Kinetic Theatre’s “Embers” Tells All

That Kinetic Theatre Company’s “Embers” is such a moving play should be counterintuitive: it violates one of the most basic rules of art, “show don’t tell.” This is a work that shows nothing and tells everything, which is doubly ironic, as its principal character, who does most of the telling, does not trust language. Based on the 1942 novel by the Hungarian writer Sándor Márai, and adapted into a play in 2006 by Christopher Hampton, it still exudes its bookish patina, like a Stefan Zweig story performed on the stage. And like a Zweig story, it’s ethereal, philosophical, and melancholy, adjectives more commonly associated with fiction than drama. But as drama it’s extremely effective, even if it has less action than “Waiting for Godot.” And this is because the acting is so strong.

Without giving too much away, the plot is simple: two old childhood friends reunite after 41 years, on the eve of World War II, in an ancient Hungarian castle where one of them, Henrik (Sam Tsoutsouvas) has lived all his life — a fading aristocrat who might have stepped out of Zweig’s novel “The World of Yesterday.” He still primps around admiring his former military uniform, and playing with his old pistol, like a boy who never had enough toys – or friends – in a sad, lonely, dream state. Attended by his aged nanny, Nini (Susie McGregor-Laine), he’s a kind of male Miss Havisham, reliving the day his best friend Konrad (Jack Wetherall) left him those four decades ago, after what he suspects – we come to find out – was an affair with his wife, who died only a few years later. And there are even darker aspersions, which I won’t elucidate. Thus, the action – as acutely directed by Andrew Paul — is mostly cerebral, and becomes a cat-and-mouse game of accusation and hopefully, for Henrik’s peace of mind, confession. But Konrad is not so easily lured into such a trap. And that is what makes this show so intriguing.
As Henrik, Mr. Tsoutsouvas places his words like pieces on a chessboard in a scrupulous manner. He’s as meticulous in how he expresses himself as a man who’s been practicing the same speech all his life, but he takes tantric pleasure in not giving away exactly what he’s trying to say. In fact, this might be the most tantric play you’ll ever see, especially between two men. Henrik converses like someone who has read too much Nietzsche and shares his distrust of spoken language, as when Nietzsche famously wrote, “There is always a kind of contempt in the act of speaking.” Henrik’s sentences come out not like social discourse, but more often as philosophical pronouncements; for example, “Passion is not amenable to reason and eventually it has to find some way of expressing itself. Every great passion is hopeless, of course, otherwise it wouldn’t be a passion, it would just be a lukewarm inclination or a clever calculation.” He is not one for small talk.
As a result of his novelistic origin, Henrik has a tremendous amount of dialogue, yet Mr. Tsoutsouvas makes each sentence a creative act, not a regurgitated one; thus, there is a freshness in the delivery of even his longest speeches, what we would call monologues in Shakespeare.
Mr. Wetherall, as Konrad, has the difficult task of listening to his friend try to interrogate him, without giving anything away, while simultaneously looking like he’s not trying to be evasive. There are pregnant moments when he appears disembodied as he perceives and reacts, like a Picasso-esque face fractured into several disparate emotions. It’s a brilliant give-and-take, and if you appreciate such rarefied acting, you’ll love this production.
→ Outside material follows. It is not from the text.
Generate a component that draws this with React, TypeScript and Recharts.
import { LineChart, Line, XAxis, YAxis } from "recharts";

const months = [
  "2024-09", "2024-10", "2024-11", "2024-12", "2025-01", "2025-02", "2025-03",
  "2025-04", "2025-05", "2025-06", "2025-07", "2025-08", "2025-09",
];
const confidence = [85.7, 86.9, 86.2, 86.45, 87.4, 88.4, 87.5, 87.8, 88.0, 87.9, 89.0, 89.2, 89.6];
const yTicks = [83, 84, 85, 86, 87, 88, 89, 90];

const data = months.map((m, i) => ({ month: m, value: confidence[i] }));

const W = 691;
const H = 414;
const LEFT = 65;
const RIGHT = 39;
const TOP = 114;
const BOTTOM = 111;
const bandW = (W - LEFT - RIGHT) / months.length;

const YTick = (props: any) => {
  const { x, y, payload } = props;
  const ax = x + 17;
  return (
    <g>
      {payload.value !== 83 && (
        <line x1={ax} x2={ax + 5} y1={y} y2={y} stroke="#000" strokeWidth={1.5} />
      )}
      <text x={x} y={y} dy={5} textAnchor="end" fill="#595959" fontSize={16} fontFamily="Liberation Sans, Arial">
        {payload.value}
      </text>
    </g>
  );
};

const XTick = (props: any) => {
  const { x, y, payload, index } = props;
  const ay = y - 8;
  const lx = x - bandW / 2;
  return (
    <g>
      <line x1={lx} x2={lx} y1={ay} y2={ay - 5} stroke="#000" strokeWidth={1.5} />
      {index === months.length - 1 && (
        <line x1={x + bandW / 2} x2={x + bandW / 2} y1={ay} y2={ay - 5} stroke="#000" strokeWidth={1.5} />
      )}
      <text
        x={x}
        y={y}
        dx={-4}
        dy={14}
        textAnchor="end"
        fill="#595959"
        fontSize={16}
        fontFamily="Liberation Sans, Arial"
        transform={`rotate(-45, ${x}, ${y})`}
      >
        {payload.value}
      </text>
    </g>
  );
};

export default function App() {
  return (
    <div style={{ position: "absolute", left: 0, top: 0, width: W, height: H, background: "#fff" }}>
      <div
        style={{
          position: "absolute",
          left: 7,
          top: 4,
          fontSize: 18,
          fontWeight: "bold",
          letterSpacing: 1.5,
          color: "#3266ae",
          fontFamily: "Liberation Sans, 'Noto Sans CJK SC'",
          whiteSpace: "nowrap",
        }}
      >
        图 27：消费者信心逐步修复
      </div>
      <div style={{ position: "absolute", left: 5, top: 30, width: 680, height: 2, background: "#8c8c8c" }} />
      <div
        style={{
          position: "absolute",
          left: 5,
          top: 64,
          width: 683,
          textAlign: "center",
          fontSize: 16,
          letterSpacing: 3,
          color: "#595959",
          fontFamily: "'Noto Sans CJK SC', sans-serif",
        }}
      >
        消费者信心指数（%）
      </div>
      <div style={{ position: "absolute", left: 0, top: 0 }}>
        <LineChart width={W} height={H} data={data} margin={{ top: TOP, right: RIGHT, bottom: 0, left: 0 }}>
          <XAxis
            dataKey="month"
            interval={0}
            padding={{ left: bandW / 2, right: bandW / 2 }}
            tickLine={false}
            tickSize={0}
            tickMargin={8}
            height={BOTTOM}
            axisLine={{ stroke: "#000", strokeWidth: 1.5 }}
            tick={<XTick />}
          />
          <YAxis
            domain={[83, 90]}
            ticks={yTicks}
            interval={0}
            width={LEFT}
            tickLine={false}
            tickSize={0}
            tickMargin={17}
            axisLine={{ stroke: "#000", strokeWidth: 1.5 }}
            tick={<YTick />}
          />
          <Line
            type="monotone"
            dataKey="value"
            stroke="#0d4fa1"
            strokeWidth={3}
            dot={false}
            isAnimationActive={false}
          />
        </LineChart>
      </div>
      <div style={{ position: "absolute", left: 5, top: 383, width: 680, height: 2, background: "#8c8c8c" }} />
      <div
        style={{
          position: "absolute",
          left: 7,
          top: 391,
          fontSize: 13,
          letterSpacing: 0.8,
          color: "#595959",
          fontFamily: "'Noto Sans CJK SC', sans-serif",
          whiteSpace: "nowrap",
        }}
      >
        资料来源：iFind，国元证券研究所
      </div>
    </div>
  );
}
Ms. McGregor-Laine has the briefest stage time as the nonagenarian Nini, but establishes her presence just as deeply as the other actors. In a Proustian way she understands the idea of lost time better than these men, if for no other reason than she has experienced so much of it that it doesn’t impress her anymore. She looks at the aging Henrik as only someone could who once held him as a baby.
Just as subtle as the acting is the numinous set designed by Johnmichael Bohach and lit by Andrew Ostrowski, which becomes a character itself. Mark Whitehead’s sound designs — including bird, clock, and piano emanations – are so faintly appropriate you don’t know if you’re making them up in your head or listening to them exogenously.
“Embers” runs for two hours with a comfortable intermission, but it doesn’t feel like a long show, as the writing and delivery keep the action – that is, the conversation – moving forward at just the right speed.
There is a startling denouement, but like everything else in this drama, you’re not quite sure if you’ve imagined it or not. Did what we see happen, really happen? Or was it just the dream of one character, following a path so worn in the chambers of his memory after 41 years, that the apparition of his long-lost friend finally manifested itself in his lonely room? We might call this kind of ruminative performance a “theater of the mind,” as what we are shown and what we are told may not converge. A play favors what is shown, while a novel, by definition, is the medium of telling. This hybrid work may not be sure what it is. But in a strong production like this, does it really matter?